The listing must be reproduced in full, exactly as it stands.

Raw data.

^^^^

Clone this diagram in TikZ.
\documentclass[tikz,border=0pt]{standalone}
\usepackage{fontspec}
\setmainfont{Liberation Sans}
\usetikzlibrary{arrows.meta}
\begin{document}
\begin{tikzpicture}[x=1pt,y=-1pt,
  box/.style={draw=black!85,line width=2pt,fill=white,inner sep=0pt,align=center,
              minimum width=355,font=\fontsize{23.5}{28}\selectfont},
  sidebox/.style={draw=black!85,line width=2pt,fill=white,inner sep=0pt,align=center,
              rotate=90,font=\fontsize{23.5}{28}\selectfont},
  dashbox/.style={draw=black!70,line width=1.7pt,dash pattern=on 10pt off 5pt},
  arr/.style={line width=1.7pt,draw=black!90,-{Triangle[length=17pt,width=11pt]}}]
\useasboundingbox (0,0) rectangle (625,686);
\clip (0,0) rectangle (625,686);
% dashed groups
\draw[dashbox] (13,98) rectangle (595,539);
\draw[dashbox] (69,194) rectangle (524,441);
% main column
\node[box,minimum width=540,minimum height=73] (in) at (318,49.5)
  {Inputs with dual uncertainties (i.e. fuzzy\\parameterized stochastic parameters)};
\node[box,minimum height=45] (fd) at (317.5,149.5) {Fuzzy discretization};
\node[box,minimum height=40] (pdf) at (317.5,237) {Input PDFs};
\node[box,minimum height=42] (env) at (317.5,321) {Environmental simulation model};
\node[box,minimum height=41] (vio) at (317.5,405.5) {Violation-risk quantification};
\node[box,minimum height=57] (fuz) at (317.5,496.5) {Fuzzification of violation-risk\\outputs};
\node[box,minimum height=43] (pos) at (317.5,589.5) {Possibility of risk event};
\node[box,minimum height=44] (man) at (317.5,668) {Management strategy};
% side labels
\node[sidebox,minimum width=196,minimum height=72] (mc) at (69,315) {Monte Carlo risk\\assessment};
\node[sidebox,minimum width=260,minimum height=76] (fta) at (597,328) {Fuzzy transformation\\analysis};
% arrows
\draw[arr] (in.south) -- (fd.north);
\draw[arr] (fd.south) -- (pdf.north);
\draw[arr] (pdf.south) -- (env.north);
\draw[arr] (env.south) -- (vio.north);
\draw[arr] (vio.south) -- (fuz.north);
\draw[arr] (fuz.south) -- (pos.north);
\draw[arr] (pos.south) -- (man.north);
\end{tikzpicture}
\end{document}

^^^^

Solution for this problem.
Clone this diagram in TikZ.
\documentclass[tikz,border=0pt]{standalone}
\usepackage{fontspec}
\setmainfont{Liberation Sans}
\usetikzlibrary{arrows.meta}
\begin{document}
\begin{tikzpicture}[x=1pt,y=-1pt,
  box/.style={draw=black!85,line width=2pt,fill=white,inner sep=0pt,align=center,
              minimum width=355,font=\fontsize{23.5}{28}\selectfont},
  sidebox/.style={draw=black!85,line width=2pt,fill=white,inner sep=0pt,align=center,
              rotate=90,font=\fontsize{23.5}{28}\selectfont},
  dashbox/.style={draw=black!70,line width=1.7pt,dash pattern=on 10pt off 5pt},
  arr/.style={line width=1.7pt,draw=black!90,-{Triangle[length=17pt,width=11pt]}}]
\useasboundingbox (0,0) rectangle (625,686);
\clip (0,0) rectangle (625,686);
% dashed groups
\draw[dashbox] (13,98) rectangle (595,539);
\draw[dashbox] (69,194) rectangle (524,441);
% main column
\node[box,minimum width=540,minimum height=73] (in) at (318,49.5)
  {Inputs with dual uncertainties (i.e. fuzzy\\parameterized stochastic parameters)};
\node[box,minimum height=45] (fd) at (317.5,149.5) {Fuzzy discretization};
\node[box,minimum height=40] (pdf) at (317.5,237) {Input PDFs};
\node[box,minimum height=42] (env) at (317.5,321) {Environmental simulation model};
\node[box,minimum height=41] (vio) at (317.5,405.5) {Violation-risk quantification};
\node[box,minimum height=57] (fuz) at (317.5,496.5) {Fuzzification of violation-risk\\outputs};
\node[box,minimum height=43] (pos) at (317.5,589.5) {Possibility of risk event};
\node[box,minimum height=44] (man) at (317.5,668) {Management strategy};
% side labels
\node[sidebox,minimum width=196,minimum height=72] (mc) at (69,315) {Monte Carlo risk\\assessment};
\node[sidebox,minimum width=260,minimum height=76] (fta) at (597,328) {Fuzzy transformation\\analysis};
% arrows
\draw[arr] (in.south) -- (fd.north);
\draw[arr] (fd.south) -- (pdf.north);
\draw[arr] (pdf.south) -- (env.north);
\draw[arr] (env.south) -- (vio.north);
\draw[arr] (vio.south) -- (fuz.north);
\draw[arr] (fuz.south) -- (pos.north);
\draw[arr] (pos.south) -- (man.north);
\end{tikzpicture}
\end{document}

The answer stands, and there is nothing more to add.